Leaving itself is becoming much harder for the people in Akkar lately. With the war raging in Syria next door, the people there spent many sleepless nights listening in to the fights taking place next door. When Tripoli decides to have its share of fun, they would listen in as well. Either way, they were stuck in their towns and homes, unable to move to get their necessities, feeling unsafe all the time especially as the security situation in the district itself was also deteriorating in recent times.

It is said that we elect MPs in order for them to represent our woes and make our life easier, innocent as that sounds given Lebanon’s political context. This requirement becomes an absolute necessity in regions that are as needy as Akkar. The region’s MPs, however, who are now on their 5th year of term after they renewed for themselves, have done next to nothing to help their region. Khaled el Daher was obviously busier in calling for revolts against the army, while issuing defamatory statements against anyone who doesn’t support his rebels. Hady Hobeich was busier in his hometown’s municipal elections. The MPs win because their respective political party works on keeping people needy for years then feeds them just before they go cast their ballot. The status quo is perpetuated. The local “zou’amas” are kept. You can’t blame the people for not breaking the hand that feeds them. They remain poor. It’s similar to what takes place in Tripoli at every election cycle.

On my first visit to Akkar, during which I was admittedly just passing by, I was pleasantly surprised by the wide agricultural plains, the beautiful scenery and the immensely long laundry lines that stretched from one dismal-looking concrete house to the next as people I would have never thought shared my country roamed the fields in which they lived.

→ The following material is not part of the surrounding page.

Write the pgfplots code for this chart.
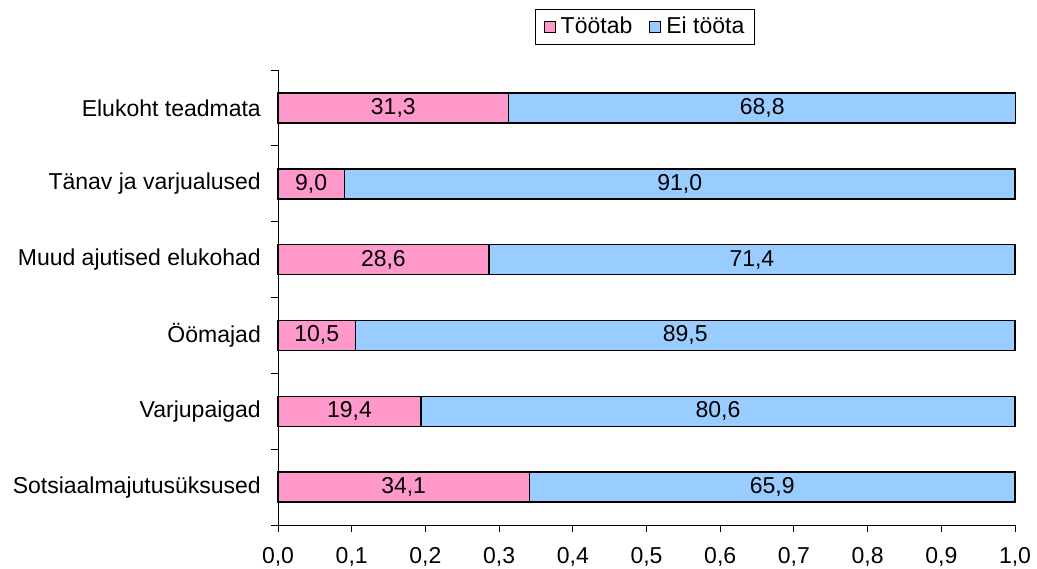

While our officials try to break traveling records, the people they are supposed to serve are dying on boats in foreign waters while seeking a better life, one that my country cannot and will not provide for them because it’s not on our government’s agenda. The discussion currently taking place is about the tragedy that those people’s death is, and tragic it is. But the real tragedy is with all the reasons that have forced those people to leave and those reasons will never be discussed. I would personally take the first boat out of there if I had been in their shoes. Would you?